Graveyard Cake
Written by Bagpuss
Bagpuss shows you how to make a spooky cake for Halloween.
This cake uses the basic recipe from this article.
My roasting tin which is 36cm by 26cm and about 5cm deep took a 9 egg
version of the above sponge mix which I made chocolate. I used a
roasting tin as to achieve a sensible effect with the graves the cake
needed to be quite deep. When filled the tin was half to 2/3rds full
and it took 1hr to cook at 180/gas mark 4. As the article says this can
vary from oven to oven so I would start checking it after about
45-50minutes. When cooked it should stop making noise and a stick/knife
should come out relatively clean.
Other ingredients used
Icing
100-150g butter
100-150g Icing sugar
Green food colouring
Decorations
Digestive biscuits crushed to replicate gravel
Gravestone shaped biscuits
Pink Wafer biscuits
Jelly Babies
Jelly worms
Marshmallow ghosts
Red Jam
Candy sticks to replicate bones
Chocolate mice
mushroom sweets
Supercook writing icing (You get 4 colours in small tubes for about
£2 you could achieve the same effect with coloured icing and piping
bags)
Cocktail sticks
So I started with a sponge cake.
I used paper to vague plan where the gravestones and mausoleum were going to go
I used a small paring knife to cut the graves out. Being fairly
careful with the sponge being removed as some of it would need to be
put back.
The graves were then marked using cocktail sticks so once iced they
could be located then filled with either jelly babies or strawberry jam
and candy sticks.
Some of the removed cake was put back into the holes to allow them to be iced though one grave was left open.

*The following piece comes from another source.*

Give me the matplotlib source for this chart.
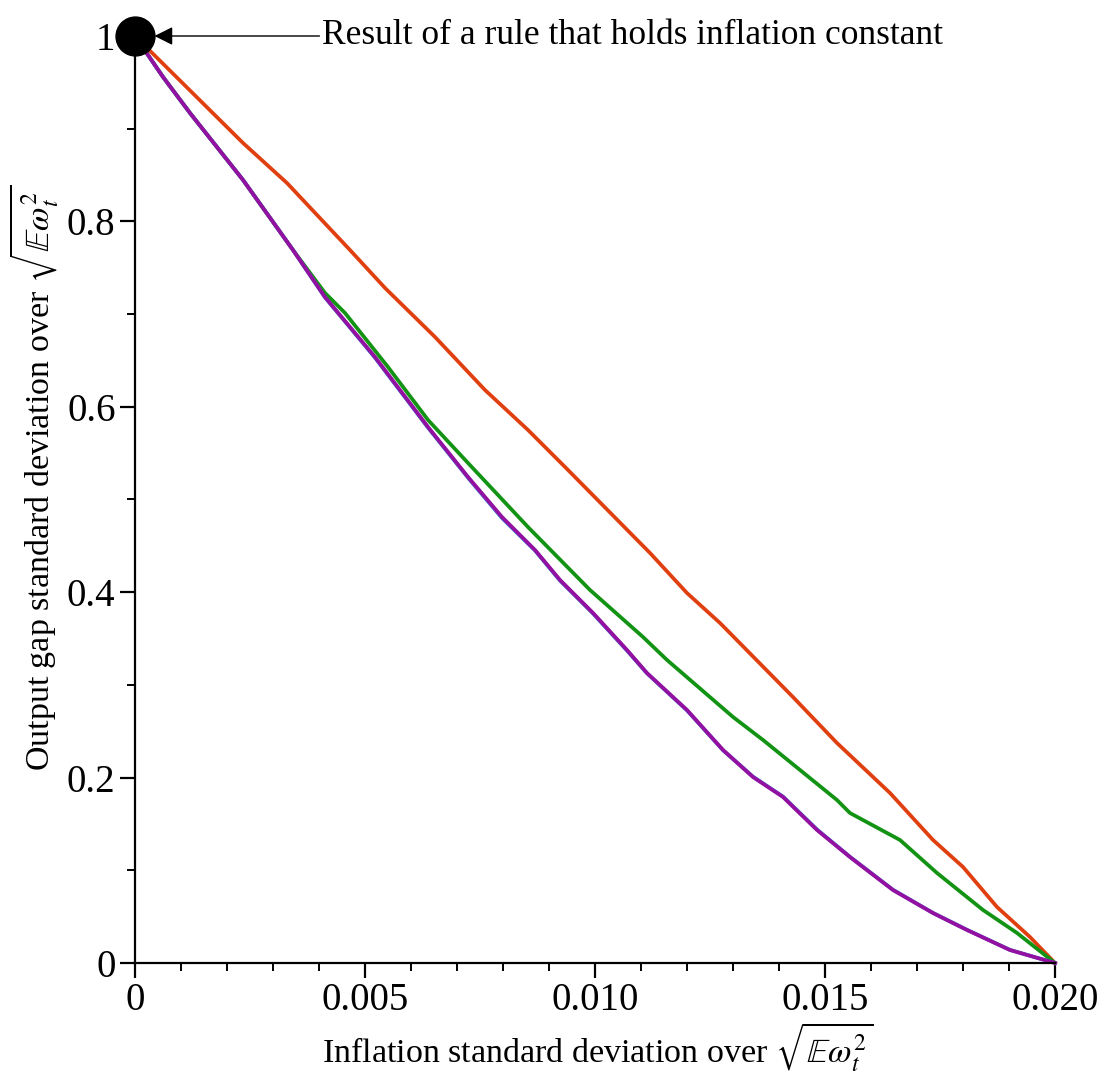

The icing was made with soften butter, green food colouring and
icing sugar, they were mixed together to form a paste which tasted more
of sugar than butter and dyed with green food colouring untill it would
go no more green.
Then the green icing was spread over the cake.
Now I marked a path to a mausoleum I was building from pink wafer biscuits.
Then I started writing on the biscuits to be gravestones various things like RIP or In Loving Memory.
When the gravestones were placed I removed the cocktail stick and
used a knife to make a small incision in which to place the biscuit
before pressing down.
The mausoleum was constructed from several pink wafer biscuits.
This could be prised apart so the writing was done on thinner pieces
then stuck onto the side using icing.
Probably about a biscuits worth of crushed digestive biscuit was
used to line the path. It was pressed down into the green icing to
ensure it remained stuck down.
I used cocktail sticks to place ghosts around the graveyard and just pressed the other sweets into the icing.
It was a lovely cake and probably served about 20-30 people depending on how generous you are with the size of piece.